L’ignorance n’excuse pas tout.
La législation civile enseigne que nul n’est censé ignorer la loi. Cela signifie que chaque citoyen devrait connaître l’ensemble des textes législatifs et réglementaires existant dans l’ordre juridique. Avec plus de 300 000 articles en vigueur, le plus studieux des juristes ne relèverait pas un tel défi.
Il nous est déjà tous arrivé de commettre une infraction alors qu’on ignorait la limite fixée par la loi. De fait, l’application de cet adage est impossible car personne n’a le temps et les capacités de connaître l’ensemble des lois. Cependant, ce principe doit être conservé pour le bon fonctionnement de la justice. Sinon, il suffirait d’invoquer l’ignorance de la loi pour échapper à toute peine. Ce serait trop facile et l’ordre social serait vite bafoué.
Au niveau de la morale catholique, en est-il de même ?
Pour commettre un péché, il faut savoir que l’on transgresse la loi. Par conséquent, si l’on commet un péché sans savoir que c’en est un, nous ne sommes responsables d’aucune faute morale. Par exemple, si un chasseur tue un ami en pensant que c’est un ours, il n’a pas commis le péché d’homicide. L’ami en question n’a donné aucun signe de sa présence : on ne pouvait le soupçonnait là.
Mais ne croyons pas qu’il suffit d’ignorer la morale pour éviter de faire un péché. Il existe bien un péché d’ignorance. En effet, il peut arriver de se mettre volontairement dans une situation d’ignorance pour agir plus tranquillement, sans que notre conscience nous fasse des reproches. Cette ignorance dont on peut facilement sortir est coupable. Le Père Garrigou Lagrange, sage théologien, nous livre une illustration : « un étudiant en médecine se laisse aller gravement à la paresse, il est pourtant, comme par hasard, reçu docteur ; mais il ignore bien des choses élémentaires de son art qu’il devrait connaître, et il lui arrive d’accélérer la mort de certains de ses clients, au lieu de les guérir. Il n’y a pas là de péché directement volontaire, mais il y a certainement une faute indirectement volontaire, qui peut être grave, et qui peut aller jusqu’à l’homicide par imprudence ou par grave négligence. »
Par conséquent, l’ignorance n’excuse pas tout. Elle est un mal que l’on doit combattre par l’étude de la doctrine, par des bonnes lectures. Il ne faudrait pas s’installer confortablement dans cette ignorance. Elle deviendrait une aubaine permettant de pécher plus facilement. Quand on se dirige vers un but, on doit connaître tout ce qui peut nous faire manquer ce but.

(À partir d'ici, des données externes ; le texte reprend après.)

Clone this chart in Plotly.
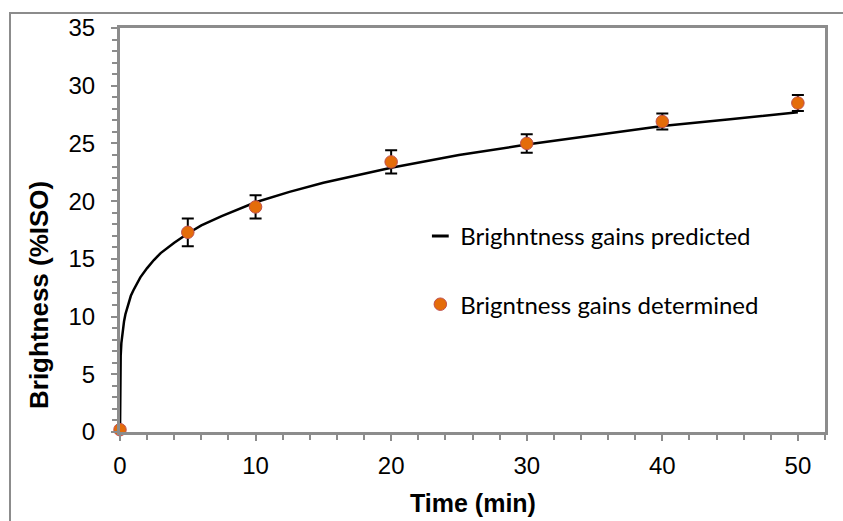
import plotly.graph_objects as go

# Measured data (determined)
time_meas = [0, 5, 10, 20, 30, 40, 50]
bright_meas = [0.2, 17.3, 19.5, 23.4, 25.0, 26.9, 28.5]
bright_err = [0.0, 1.2, 1.0, 1.0, 0.8, 0.7, 0.7]

# Predicted curve
time_pred = [0, 0.001, 0.005, 0.02, 0.05, 0.1, 0.2, 0.3, 0.4, 0.6, 0.8, 1, 1.25, 1.5, 2, 2.5, 3, 4, 5, 6,
             7.5, 10, 12.5, 15, 20, 25, 30, 35, 40, 45, 50]
bright_pred = [0, 2.9, 4.1, 5.5, 6.6, 7.7, 8.8, 9.6, 10.2, 11.1, 11.8, 12.3, 12.9, 13.4, 14.2, 14.9, 15.5,
               16.4, 17.2, 17.9, 18.7, 19.9, 20.8, 21.6, 22.9, 24.0, 24.9, 25.7, 26.5, 27.1, 27.7]

x_ticks = [0, 10, 20, 30, 40, 50]
y_ticks = [0, 5, 10, 15, 20, 25, 30, 35]

GRAY = "#8c8c8c"
ORANGE = "#E46C0A"

fig = go.Figure()

fig.add_trace(go.Scatter(
    x=time_pred, y=bright_pred, mode="lines",
    line=dict(color="black", width=2.5),
    showlegend=False, hoverinfo="skip", cliponaxis=False,
))
# legend stand-in for predicted line (short dash)
fig.add_trace(go.Scatter(
    x=[None], y=[None], mode="markers", name="Brighntness gains predicted",
    marker=dict(symbol="line-ew", size=12, line=dict(color="black", width=3)),
    legendgroup="a",
))
fig.add_trace(go.Scatter(
    x=time_meas, y=bright_meas, mode="markers", name="Brigntness gains determined",
    marker=dict(color=ORANGE, size=12.5, line=dict(color="#C0504D", width=1)),
    error_y=dict(type="data", array=bright_err, visible=True, color="black", thickness=2, width=6),
    legendgroup="b", cliponaxis=False,
))

fig.update_layout(
    width=843, height=521,
    margin=dict(l=120, r=18, t=28, b=89),
    paper_bgcolor="white", plot_bgcolor="white",
    font=dict(family="Liberation Sans, Arial", color="black"),
    showlegend=True,
    legend=dict(
        x=0.426, y=0.40, xanchor="left", yanchor="middle",
        font=dict(family="Lato", size=24, color="black"),
        bgcolor="rgba(0,0,0,0)", tracegroupgap=34, itemwidth=30,
        traceorder="grouped",
    ),
    shapes=[dict(
        type="rect", xref="paper", yref="paper",
        x0=(10 - 120) / 705, x1=1.2, y0=-0.4, y1=(432 - 13) / 404,
        line=dict(color=GRAY, width=2), fillcolor="rgba(0,0,0,0)", layer="below",
    )],
    annotations=[
        dict(text="<b>Brightness (%ISO)</b>", textangle=-90, xref="paper", yref="paper",
             x=(39 - 120) / 705, y=(432 - 295) / 404, xanchor="center", yanchor="middle",
             showarrow=False, font=dict(size=26, family="Liberation Sans, Arial")),
        dict(text="<b>Time (min)</b>", xref="paper", yref="paper",
             x=0.5, y=(432 - 503) / 404, xanchor="center", yanchor="middle",
             showarrow=False, font=dict(size=25, family="Liberation Sans, Arial")),
    ],
)

fig.update_xaxes(
    range=[0, 52], tickvals=x_ticks, ticktext=[str(v) for v in x_ticks],
    showgrid=False, zeroline=False,
    showline=True, linecolor=GRAY, linewidth=3, mirror=True,
    ticks="outside", ticklen=6, tickwidth=2, tickcolor=GRAY,
    minor=dict(dtick=2, tick0=0, ticks="outside", ticklen=5, tickwidth=2, tickcolor=GRAY, showgrid=False),
    tickfont=dict(size=24), ticklabelstandoff=4,
)
fig.update_yaxes(
    range=[0, 35], tickvals=y_ticks, ticktext=[str(v) for v in y_ticks],
    showgrid=False, zeroline=False,
    showline=True, linecolor=GRAY, linewidth=3, mirror=True,
    ticks="outside", ticklen=6, tickwidth=2, tickcolor=GRAY,
    minor=dict(dtick=1, tick0=0, ticks="outside", ticklen=5, tickwidth=2, tickcolor=GRAY, showgrid=False),
    tickfont=dict(size=24), ticklabelstandoff=11,
)

fig.write_html("out.html")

Le pape saint Pie X a combattu toute sa vie le mal de l’ignorance en remettant en valeur le catéchisme. Évêque de Mantoue, il promet une prime en argent à qui lui aura suggéré les méthodes les plus simples et efficaces pour enseigner le catéchisme. En paroisse, à la direction du séminaire, partout il enseigne le catéchisme, persuadé qu’un chrétien sans connaissance religieuse viendra tôt ou tard à abandonner la foi. La paresse conduit à l’ignorance qui elle-même amollit notre foi au point de nous rendre hostile à la religion.
Notre intelligence est bien souvent encombrée de théories hasardeuses, de connaissances inutiles. De même que nous avons des yeux pour voir, ainsi nous avons une intelligence pour connaître la vérité. Approfondir les vérités les plus hautes de notre foi, meubler notre intelligence des vérités éternelles, voilà notre perfection.